* **WRITTEN TASK**
Faithfully return all lines, omitting every embedded picture.

* **AVAILABLE DATA**
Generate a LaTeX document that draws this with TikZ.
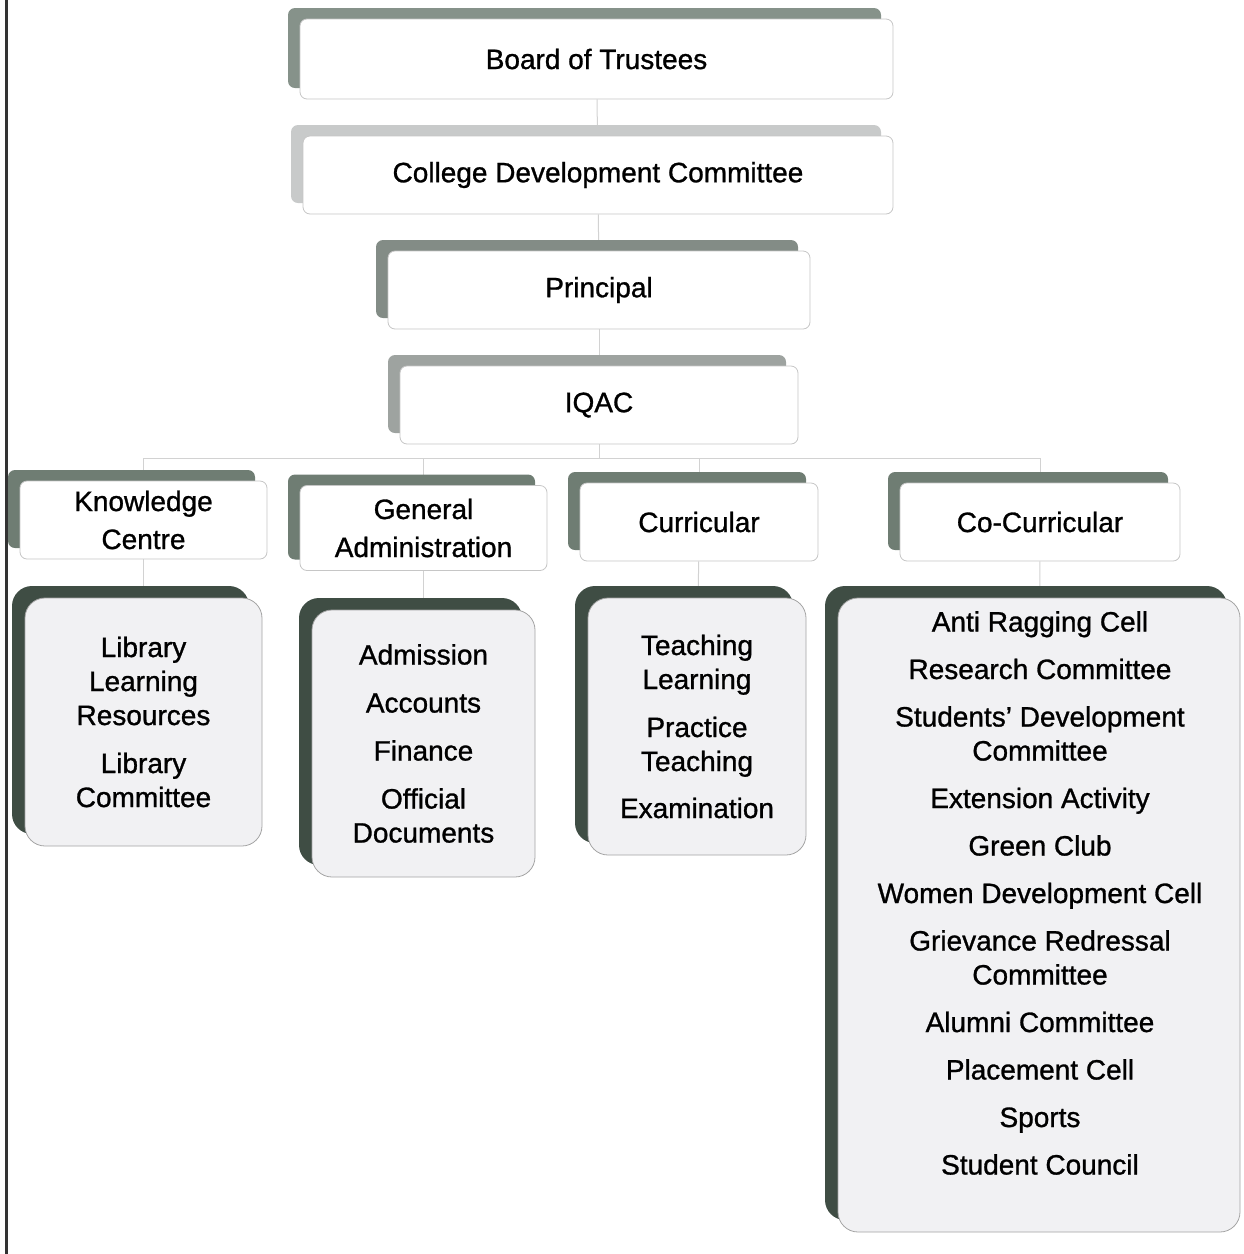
\documentclass[tikz,border=0pt]{standalone}
\usepackage{fontspec}
\setmainfont{Liberation Sans}[FakeBold=1]
\usetikzlibrary{shadows,backgrounds}

\definecolor{boxline}{HTML}{C6C6C6}
\definecolor{lowline}{HTML}{A4A4A4}
\definecolor{lowfill}{HTML}{F1F1F3}
\definecolor{linkgray}{HTML}{D2D2D2}
\definecolor{shboard}{HTML}{86928A}
\definecolor{shcdc}{HTML}{C8CACA}
\definecolor{shprin}{HTML}{838C86}
\definecolor{shiqac}{HTML}{9EA3A0}
\definecolor{shmid}{HTML}{6F7D73}
\definecolor{shlow}{HTML}{3F4D44}

\begin{document}
\begin{tikzpicture}[x=1pt, y=-1pt,
    topbox/.style={draw=boxline, fill=white, line width=0.8pt, rounded corners=7pt,
        align=center, font=\fontsize{28}{38}\selectfont,
        drop shadow={shadow xshift=-12pt, shadow yshift=11pt, fill=#1, opacity=1}},
    lowbox/.style={draw=lowline, fill=lowfill, line width=0.8pt, rounded corners=20pt,
        align=center, font=\fontsize{28}{34}\selectfont,
        drop shadow={shadow xshift=-13pt, shadow yshift=12pt, fill=shlow, opacity=1}},
    link/.style={draw=linkgray, line width=1pt}]
    \useasboundingbox (0,0) rectangle (1244,1254);
    \draw[line width=3pt, black!80] (6,0) -- (6,1254);

    % top of the chart
    \node[topbox=shboard, minimum width=593, minimum height=80](board) at (596.5, 59) {Board of Trustees};
    \node[topbox=shcdc, minimum width=590, minimum height=78](cdc) at (598, 175) {College Development Committee};
    \node[topbox=shprin, minimum width=422, minimum height=78](principal) at (599, 290) {Principal};
    \node[topbox=shiqac, minimum width=398, minimum height=78](iqac) at (599, 405) {IQAC};

    % four wings
    \node[topbox=shmid, minimum width=247, minimum height=78](knowledge) at (143.5, 520) {Knowledge\\Centre};
    \node[topbox=shmid, minimum width=247, minimum height=85](general) at (423.5, 528) {General\\Administration};
    \node[topbox=shmid, minimum width=238, minimum height=78](curricular) at (699, 522) {Curricular};
    \node[topbox=shmid, minimum width=280, minimum height=78](cocurricular) at (1040, 522) {Co-Curricular};

    \node[lowbox, minimum width=237, minimum height=248](library) at (143.5, 722)
        {Library\\Learning\\Resources\\[14pt]Library\\Committee};
    \node[lowbox, minimum width=223, minimum height=267](admin) at (423.5, 743.5)
        {Admission\\[14pt]Accounts\\[14pt]Finance\\[14pt]Official\\Documents};
    \node[lowbox, minimum width=218, minimum height=257](teaching) at (697, 726.5)
        {Teaching\\Learning\\[14pt]Practice\\Teaching\\[13pt]Examination};
    \node[lowbox, minimum width=402, minimum height=634](cells) at (1039, 915) {};
    \node[anchor=north, inner sep=0pt, align=center, font=\fontsize{28}{34}\selectfont](cellslist) at (1040, 611)
        {Anti Ragging Cell\\[13.5pt]Research Committee\\[13.5pt]Students' Development\\Committee\\[13.5pt]%
         Extension Activity\\[13.5pt]Green Club\\[13.5pt]Women Development Cell\\[13.5pt]%
         Grievance Redressal\\Committee\\[13.5pt]Alumni Committee\\[13.5pt]Placement Cell\\[13.5pt]%
         Sports\\[13.5pt]Student Council};

    \coordinate(bus) at (599, 458);

    \begin{pgfonlayer}{background}
        \path[link] (board) -- (cdc);
        \path[link] (cdc) -- (principal);
        \path[link] (principal) -- (iqac);
        \path[link] (iqac) -- (bus);
        \path[link] (bus) -| (knowledge);
        \path[link] (bus) -| (general);
        \path[link] (bus) -| (curricular);
        \path[link] (bus) -| (cocurricular);
        \path[link] (knowledge) -- (library);
        \path[link] (general) -- (admin);
        \path[link] (curricular) -- (teaching);
        \path[link] (cocurricular) -- (cells);
    \end{pgfonlayer}
\end{tikzpicture}
\end{document}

* **SOLVED EXERCISE**
Generate a LaTeX document that draws this with TikZ.
\documentclass[tikz,border=0pt]{standalone}
\usepackage{fontspec}
\setmainfont{Liberation Sans}[FakeBold=1]
\usetikzlibrary{shadows,backgrounds}

\definecolor{boxline}{HTML}{C6C6C6}
\definecolor{lowline}{HTML}{A4A4A4}
\definecolor{lowfill}{HTML}{F1F1F3}
\definecolor{linkgray}{HTML}{D2D2D2}
\definecolor{shboard}{HTML}{86928A}
\definecolor{shcdc}{HTML}{C8CACA}
\definecolor{shprin}{HTML}{838C86}
\definecolor{shiqac}{HTML}{9EA3A0}
\definecolor{shmid}{HTML}{6F7D73}
\definecolor{shlow}{HTML}{3F4D44}

\begin{document}
\begin{tikzpicture}[x=1pt, y=-1pt,
    topbox/.style={draw=boxline, fill=white, line width=0.8pt, rounded corners=7pt,
        align=center, font=\fontsize{28}{38}\selectfont,
        drop shadow={shadow xshift=-12pt, shadow yshift=11pt, fill=#1, opacity=1}},
    lowbox/.style={draw=lowline, fill=lowfill, line width=0.8pt, rounded corners=20pt,
        align=center, font=\fontsize{28}{34}\selectfont,
        drop shadow={shadow xshift=-13pt, shadow yshift=12pt, fill=shlow, opacity=1}},
    link/.style={draw=linkgray, line width=1pt}]
    \useasboundingbox (0,0) rectangle (1244,1254);
    \draw[line width=3pt, black!80] (6,0) -- (6,1254);

    % top of the chart
    \node[topbox=shboard, minimum width=593, minimum height=80](board) at (596.5, 59) {Board of Trustees};
    \node[topbox=shcdc, minimum width=590, minimum height=78](cdc) at (598, 175) {College Development Committee};
    \node[topbox=shprin, minimum width=422, minimum height=78](principal) at (599, 290) {Principal};
    \node[topbox=shiqac, minimum width=398, minimum height=78](iqac) at (599, 405) {IQAC};

    % four wings
    \node[topbox=shmid, minimum width=247, minimum height=78](knowledge) at (143.5, 520) {Knowledge\\Centre};
    \node[topbox=shmid, minimum width=247, minimum height=85](general) at (423.5, 528) {General\\Administration};
    \node[topbox=shmid, minimum width=238, minimum height=78](curricular) at (699, 522) {Curricular};
    \node[topbox=shmid, minimum width=280, minimum height=78](cocurricular) at (1040, 522) {Co-Curricular};

    \node[lowbox, minimum width=237, minimum height=248](library) at (143.5, 722)
        {Library\\Learning\\Resources\\[14pt]Library\\Committee};
    \node[lowbox, minimum width=223, minimum height=267](admin) at (423.5, 743.5)
        {Admission\\[14pt]Accounts\\[14pt]Finance\\[14pt]Official\\Documents};
    \node[lowbox, minimum width=218, minimum height=257](teaching) at (697, 726.5)
        {Teaching\\Learning\\[14pt]Practice\\Teaching\\[13pt]Examination};
    \node[lowbox, minimum width=402, minimum height=634](cells) at (1039, 915) {};
    \node[anchor=north, inner sep=0pt, align=center, font=\fontsize{28}{34}\selectfont](cellslist) at (1040, 611)
        {Anti Ragging Cell\\[13.5pt]Research Committee\\[13.5pt]Students' Development\\Committee\\[13.5pt]%
         Extension Activity\\[13.5pt]Green Club\\[13.5pt]Women Development Cell\\[13.5pt]%
         Grievance Redressal\\Committee\\[13.5pt]Alumni Committee\\[13.5pt]Placement Cell\\[13.5pt]%
         Sports\\[13.5pt]Student Council};

    \coordinate(bus) at (599, 458);

    \begin{pgfonlayer}{background}
        \path[link] (board) -- (cdc);
        \path[link] (cdc) -- (principal);
        \path[link] (principal) -- (iqac);
        \path[link] (iqac) -- (bus);
        \path[link] (bus) -| (knowledge);
        \path[link] (bus) -| (general);
        \path[link] (bus) -| (curricular);
        \path[link] (bus) -| (cocurricular);
        \path[link] (knowledge) -- (library);
        \path[link] (general) -- (admin);
        \path[link] (curricular) -- (teaching);
        \path[link] (cocurricular) -- (cells);
    \end{pgfonlayer}
\end{tikzpicture}
\end{document}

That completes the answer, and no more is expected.